Teatre-Museu Dalí
Teatre-Museu Dalí, Figueres: The Artist as Architect of His Own Legend
Salvador Dalí designed this museum himself, which tells you everything about the nature of the experience. It is not a museum in the conventional sense. It is a total environment, conceived as a single artwork, installed in the shell of a 19th-century municipal theatre that burned during the Spanish Civil War and that Dalí took over in the early 1970s. The building is topped with a geodesic dome and covered in giant egg sculptures. Inside, the rooms are linked by spatial transitions that don’t follow conventional museum logic.
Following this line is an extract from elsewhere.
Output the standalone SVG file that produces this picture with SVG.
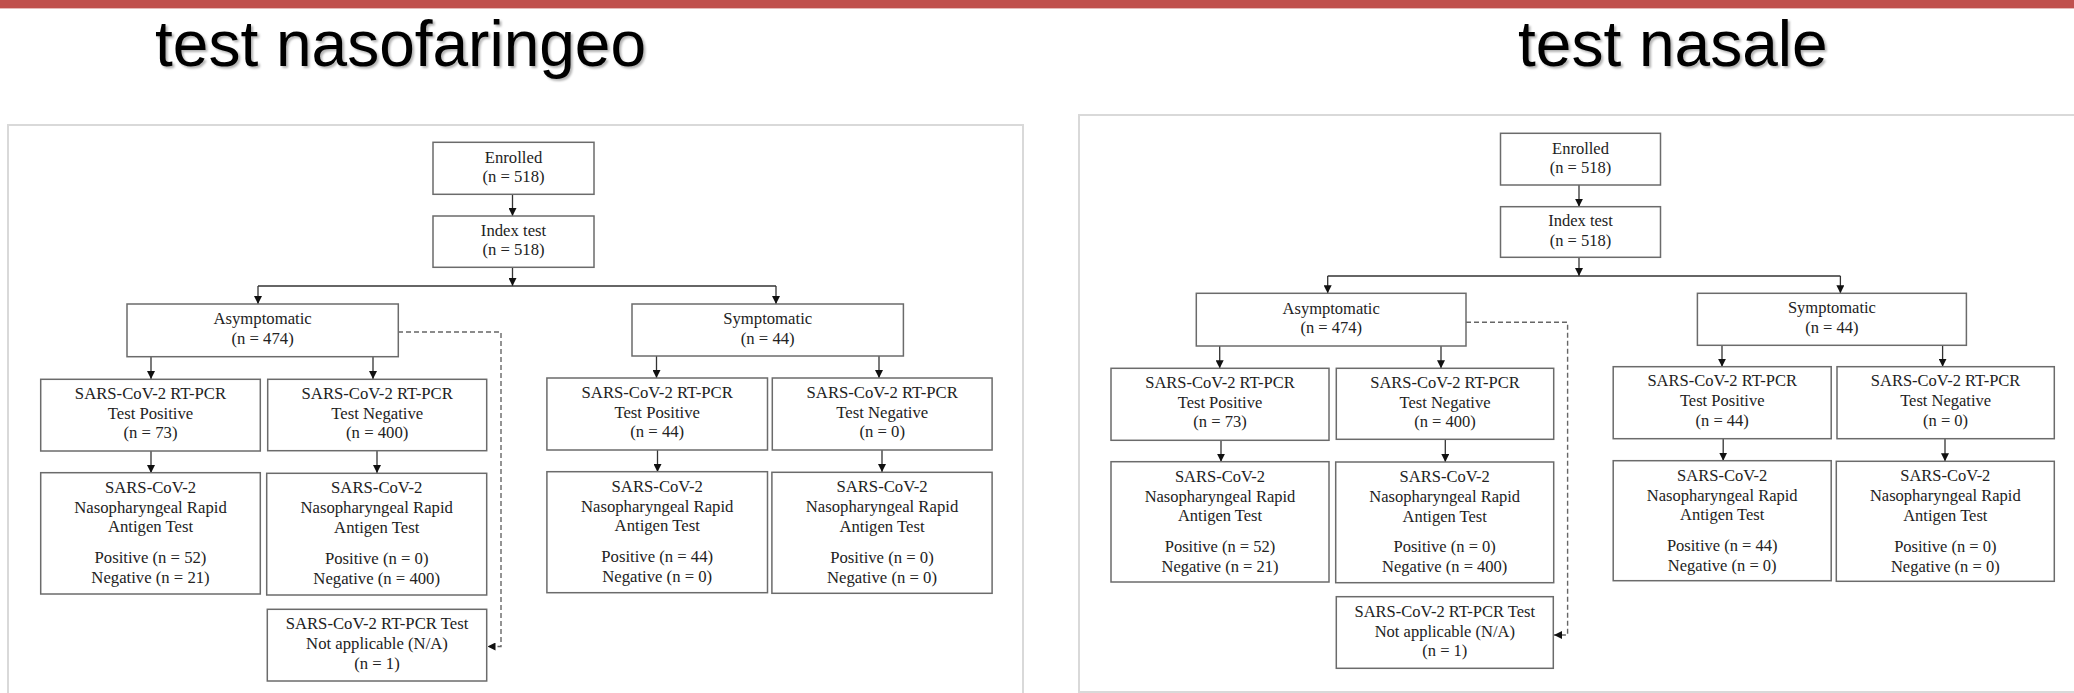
<svg xmlns="http://www.w3.org/2000/svg" width="2074" height="693" viewBox="0 0 2074 693">
<defs>
<style>
.title{font-family:"Liberation Sans",Arial,sans-serif;font-size:64px;fill:#000;}
.frame{fill:none;stroke:#d9d9d9;stroke-width:2;}
.box{fill:#fff;stroke:#6b6b6b;stroke-width:1.5;}
.t{font-family:"Liberation Serif","Times New Roman",serif;font-size:16.7px;fill:#222;text-anchor:middle;}
.tr{font-family:"Liberation Serif","Times New Roman",serif;font-size:16.5px;fill:#222;text-anchor:middle;}
.ln{fill:none;stroke:#333;stroke-width:1.3;}
.dash{fill:none;stroke:#666;stroke-width:1.4;stroke-dasharray:5 3;}
</style>
<marker id="ah" viewBox="0 0 10 10" refX="10" refY="5" markerWidth="8" markerHeight="8" markerUnits="userSpaceOnUse" orient="auto">
<path d="M0,0 L10,5 L0,10 Z" fill="#111"/>
</marker>
<filter id="sh" x="-5%" y="-20%" width="110%" height="150%">
<feDropShadow dx="2" dy="2" stdDeviation="1.2" flood-color="#000" flood-opacity="0.3"/>
</filter>
</defs>
<rect x="0" y="0" width="2074" height="8" fill="#C0504D"/>
<rect x="0" y="8" width="2074" height="1" fill="#E6B9B8"/>
<text class="title" x="155" y="66" filter="url(#sh)">test nasofaringeo</text>
<text class="title" x="1518" y="66" filter="url(#sh)">test nasale</text>
<rect class="frame" x="8" y="125" width="1015" height="600"/>
<rect class="frame" x="1079" y="115" width="1100" height="577"/>

<g id="connectors">
<path class="ln" d="M512.5,194 V216" marker-end="url(#ah)"/>
<path class="ln" d="M512.5,267 V286" marker-end="url(#ah)"/>
<path class="ln" d="M258,286 H776"/>
<path class="ln" d="M258,286 V304" marker-end="url(#ah)"/>
<path class="ln" d="M776,286 V304" marker-end="url(#ah)"/>
<path class="ln" d="M151,356 V379" marker-end="url(#ah)"/>
<path class="ln" d="M373,356 V379" marker-end="url(#ah)"/>
<path class="ln" d="M656.5,356 V378" marker-end="url(#ah)"/>
<path class="ln" d="M879,356 V378" marker-end="url(#ah)"/>
<path class="ln" d="M151,451 V473" marker-end="url(#ah)"/>
<path class="ln" d="M377,451 V473" marker-end="url(#ah)"/>
<path class="ln" d="M657.5,450 V472" marker-end="url(#ah)"/>
<path class="ln" d="M882,450 V472" marker-end="url(#ah)"/>
<path class="dash" d="M398,332 H501 V646.5 H487.5" marker-end="url(#ah)"/>

<path class="ln" d="M1579,185 V206.7" marker-end="url(#ah)"/>
<path class="ln" d="M1579,257.3 V276" marker-end="url(#ah)"/>
<path class="ln" d="M1327.7,276 H1840.4"/>
<path class="ln" d="M1327.7,276 V293.3" marker-end="url(#ah)"/>
<path class="ln" d="M1840.4,276 V293.3" marker-end="url(#ah)"/>
<path class="ln" d="M1219.7,346 V368.3" marker-end="url(#ah)"/>
<path class="ln" d="M1441,346 V368.3" marker-end="url(#ah)"/>
<path class="ln" d="M1722,345.3 V366.7" marker-end="url(#ah)"/>
<path class="ln" d="M1942.6,345.3 V366.7" marker-end="url(#ah)"/>
<path class="ln" d="M1221,440.3 V461.7" marker-end="url(#ah)"/>
<path class="ln" d="M1445.3,439.3 V462" marker-end="url(#ah)"/>
<path class="ln" d="M1723.2,438.7 V460.7" marker-end="url(#ah)"/>
<path class="ln" d="M1945,438.7 V461.3" marker-end="url(#ah)"/>
<path class="dash" d="M1466,322.3 H1567.6 V635 H1554" marker-end="url(#ah)"/>
</g>

<!-- Left diagram -->
<g id="L-enrolled"><rect class="box" x="433" y="142.3" width="161" height="52"/>
<text class="t" x="513.5" y="162.5">Enrolled</text><text class="t" x="513.5" y="182">(n = 518)</text></g>
<g id="L-index"><rect class="box" x="433" y="216" width="161" height="51.3"/>
<text class="t" x="513.5" y="235.7">Index test</text><text class="t" x="513.5" y="255.2">(n = 518)</text></g>
<g id="L-asym"><rect class="box" x="127" y="304" width="271.3" height="52.7"/>
<text class="t" x="262.6" y="324.3">Asymptomatic</text><text class="t" x="262.6" y="343.8">(n = 474)</text></g>
<g id="L-sym"><rect class="box" x="632" y="304" width="271.4" height="52"/>
<text class="t" x="767.7" y="324">Symptomatic</text><text class="t" x="767.7" y="343.5">(n = 44)</text></g>

<g id="L-pcr-pos"><rect class="box" x="40.7" y="379.3" width="219.6" height="71.7"/>
<text class="t" x="150.5" y="398.8">SARS-CoV-2 RT-PCR</text><text class="t" x="150.5" y="418.8">Test Positive</text><text class="t" x="150.5" y="438.3">(n = 73)</text></g>
<g id="L-pcr-neg"><rect class="box" x="267.7" y="379.3" width="219" height="71.4"/>
<text class="t" x="377.2" y="398.8">SARS-CoV-2 RT-PCR</text><text class="t" x="377.2" y="418.8">Test Negative</text><text class="t" x="377.2" y="438.3">(n = 400)</text></g>
<g id="L-sym-pcr-pos"><rect class="box" x="546.9" y="378" width="220.6" height="72"/>
<text class="t" x="657.2" y="397.5">SARS-CoV-2 RT-PCR</text><text class="t" x="657.2" y="417.5">Test Positive</text><text class="t" x="657.2" y="437">(n = 44)</text></g>
<g id="L-sym-pcr-neg"><rect class="box" x="772.3" y="378" width="219.8" height="72"/>
<text class="t" x="882.2" y="397.5">SARS-CoV-2 RT-PCR</text><text class="t" x="882.2" y="417.5">Test Negative</text><text class="t" x="882.2" y="437">(n = 0)</text></g>

<g id="L-rat1"><rect class="box" x="40.7" y="472.7" width="219.6" height="121.3"/>
<text class="t" x="150.5" y="492.7">SARS-CoV-2</text><text class="t" x="150.5" y="512.7">Nasopharyngeal Rapid</text><text class="t" x="150.5" y="532.2">Antigen Test</text><text class="t" x="150.5" y="563.4">Positive (n = 52)</text><text class="t" x="150.5" y="583.4">Negative (n = 21)</text></g>
<g id="L-rat2"><rect class="box" x="266.7" y="473.3" width="220" height="121.7"/>
<text class="t" x="376.7" y="493.3">SARS-CoV-2</text><text class="t" x="376.7" y="513.3">Nasopharyngeal Rapid</text><text class="t" x="376.7" y="532.8">Antigen Test</text><text class="t" x="376.7" y="564">Positive (n = 0)</text><text class="t" x="376.7" y="584">Negative (n = 400)</text></g>
<g id="L-rat3"><rect class="box" x="546.9" y="471.7" width="220.6" height="121"/>
<text class="t" x="657.2" y="491.7">SARS-CoV-2</text><text class="t" x="657.2" y="511.7">Nasopharyngeal Rapid</text><text class="t" x="657.2" y="531.2">Antigen Test</text><text class="t" x="657.2" y="562.4">Positive (n = 44)</text><text class="t" x="657.2" y="582.4">Negative (n = 0)</text></g>
<g id="L-rat4"><rect class="box" x="771.9" y="472.3" width="220.2" height="121"/>
<text class="t" x="882" y="492.3">SARS-CoV-2</text><text class="t" x="882" y="512.3">Nasopharyngeal Rapid</text><text class="t" x="882" y="531.8">Antigen Test</text><text class="t" x="882" y="563">Positive (n = 0)</text><text class="t" x="882" y="583">Negative (n = 0)</text></g>
<g id="L-na"><rect class="box" x="267.3" y="609.3" width="219.4" height="71.7"/>
<text class="t" x="377" y="629.3">SARS-CoV-2 RT-PCR Test</text><text class="t" x="377" y="649.3">Not applicable (N/A)</text><text class="t" x="377" y="668.8">(n = 1)</text></g>

<!-- Right diagram -->
<g id="R-enrolled"><rect class="box" x="1500.5" y="133.3" width="160" height="51.7"/>
<text class="tr" x="1580.5" y="153.5">Enrolled</text><text class="tr" x="1580.5" y="173">(n = 518)</text></g>
<g id="R-index"><rect class="box" x="1500.5" y="206.7" width="160" height="50.6"/>
<text class="tr" x="1580.5" y="226">Index test</text><text class="tr" x="1580.5" y="245.5">(n = 518)</text></g>
<g id="R-asym"><rect class="box" x="1196.3" y="293.3" width="269.7" height="52.7"/>
<text class="tr" x="1331.2" y="313.6">Asymptomatic</text><text class="tr" x="1331.2" y="333.1">(n = 474)</text></g>
<g id="R-sym"><rect class="box" x="1697.4" y="293.3" width="269" height="52"/>
<text class="tr" x="1831.9" y="313.3">Symptomatic</text><text class="tr" x="1831.9" y="332.8">(n = 44)</text></g>

<g id="R-pcr-pos"><rect class="box" x="1111" y="368.3" width="218" height="72"/>
<text class="tr" x="1220" y="387.8">SARS-CoV-2 RT-PCR</text><text class="tr" x="1220" y="407.8">Test Positive</text><text class="tr" x="1220" y="427.3">(n = 73)</text></g>
<g id="R-pcr-neg"><rect class="box" x="1336.3" y="368.3" width="217.4" height="71"/>
<text class="tr" x="1445" y="387.8">SARS-CoV-2 RT-PCR</text><text class="tr" x="1445" y="407.8">Test Negative</text><text class="tr" x="1445" y="427.3">(n = 400)</text></g>
<g id="R-sym-pcr-pos"><rect class="box" x="1613.2" y="366.7" width="218" height="72"/>
<text class="tr" x="1722.2" y="386.2">SARS-CoV-2 RT-PCR</text><text class="tr" x="1722.2" y="406.2">Test Positive</text><text class="tr" x="1722.2" y="425.7">(n = 44)</text></g>
<g id="R-sym-pcr-neg"><rect class="box" x="1837" y="366.7" width="217.3" height="72"/>
<text class="tr" x="1945.6" y="386.2">SARS-CoV-2 RT-PCR</text><text class="tr" x="1945.6" y="406.2">Test Negative</text><text class="tr" x="1945.6" y="425.7">(n = 0)</text></g>

<g id="R-rat1"><rect class="box" x="1111" y="461.7" width="218" height="120.3"/>
<text class="tr" x="1220" y="481.7">SARS-CoV-2</text><text class="tr" x="1220" y="501.7">Nasopharyngeal Rapid</text><text class="tr" x="1220" y="521.2">Antigen Test</text><text class="tr" x="1220" y="552">Positive (n = 52)</text><text class="tr" x="1220" y="572">Negative (n = 21)</text></g>
<g id="R-rat2"><rect class="box" x="1335.7" y="462" width="218" height="120.7"/>
<text class="tr" x="1444.7" y="482">SARS-CoV-2</text><text class="tr" x="1444.7" y="502">Nasopharyngeal Rapid</text><text class="tr" x="1444.7" y="521.5">Antigen Test</text><text class="tr" x="1444.7" y="552.3">Positive (n = 0)</text><text class="tr" x="1444.7" y="572.3">Negative (n = 400)</text></g>
<g id="R-rat3"><rect class="box" x="1613.2" y="460.7" width="218" height="120"/>
<text class="tr" x="1722.2" y="480.7">SARS-CoV-2</text><text class="tr" x="1722.2" y="500.7">Nasopharyngeal Rapid</text><text class="tr" x="1722.2" y="520.2">Antigen Test</text><text class="tr" x="1722.2" y="551">Positive (n = 44)</text><text class="tr" x="1722.2" y="571">Negative (n = 0)</text></g>
<g id="R-rat4"><rect class="box" x="1836.3" y="461.3" width="218" height="120"/>
<text class="tr" x="1945.3" y="481.3">SARS-CoV-2</text><text class="tr" x="1945.3" y="501.3">Nasopharyngeal Rapid</text><text class="tr" x="1945.3" y="520.8">Antigen Test</text><text class="tr" x="1945.3" y="551.6">Positive (n = 0)</text><text class="tr" x="1945.3" y="571.6">Negative (n = 0)</text></g>
<g id="R-na"><rect class="box" x="1336.3" y="596.7" width="217" height="71.6"/>
<text class="tr" x="1444.8" y="616.7">SARS-CoV-2 RT-PCR Test</text><text class="tr" x="1444.8" y="636.7">Not applicable (N/A)</text><text class="tr" x="1444.8" y="656.2">(n = 1)</text></g>
</svg>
This was deliberate. Dalí said the museum was the largest surrealist object in the world. He may have been right.
What to Expect
The ground floor opens with the Cadillac Rainy Taxi: put a coin in and water pours inside the car. This is your introduction to what follows. Most rooms are dense with objects, paintings, sculptures, optical illusions, trompe l’oeil constructions, and pieces that change depending on where you stand. The Mae West Room, arranged to read as a face from the correct position on a staircase, is one of the better-known installations and still works as an experience once you find the right viewpoint.
Dalí’s tomb is in the crypt below the theatre. Visitors can view it through a window. He designed his own burial site as part of the museum’s overall composition, which is a level of creative control over one’s legacy that most artists don’t achieve.
Allow at least two hours. The content rewards attention.
Practical Information
The museum is at Plaça de Gala i Salvador Dalí in central Figueres. Entry is currently €16 for adults (reduced rate for students and seniors). Hours vary by season: generally 10am-6pm October through May, 9am-8pm in summer, with some late-night openings in July and August. Book online in advance, particularly in summer, timed entry means popular days sell out.
Getting There
Figueres is on the main train line between Barcelona and the French border. The journey from Barcelona Sants takes about 55 minutes on the fast train. The museum is a 10-minute walk from Figueres station. By car, about 140km via the AP-7 motorway.
Beyond Figueres
The Dalí Triangle connects three sites across the Costa Brava. Portlligat near Cadaqués (30km east) is where Dalí lived for most of his adult life; his house-museum there is the most intimate experience of the three, a rambling accretion of rooms extended over decades, with a stuffed polar bear in the entrance and a lip-shaped sofa in the studio. Entry requires advance booking; visitor numbers are strictly limited.
The Castillo de Púbol (40km south near La Bisbal d’Empordà) is the castle Dalí decorated for his wife Gala, with throne rooms and decorative gardens. Open April through October.
If you go to one site only, make it Figueres. If you have three days in northern Catalonia, doing all three is a coherent strange journey through a very particular sensibility.
El Motel (Hotel Empordà), on the main road outside Figueres, has been a serious restaurant since 1961 and is closely associated with the development of modern Catalan cuisine. The set lunch menu at around €30 is good value. Worth booking.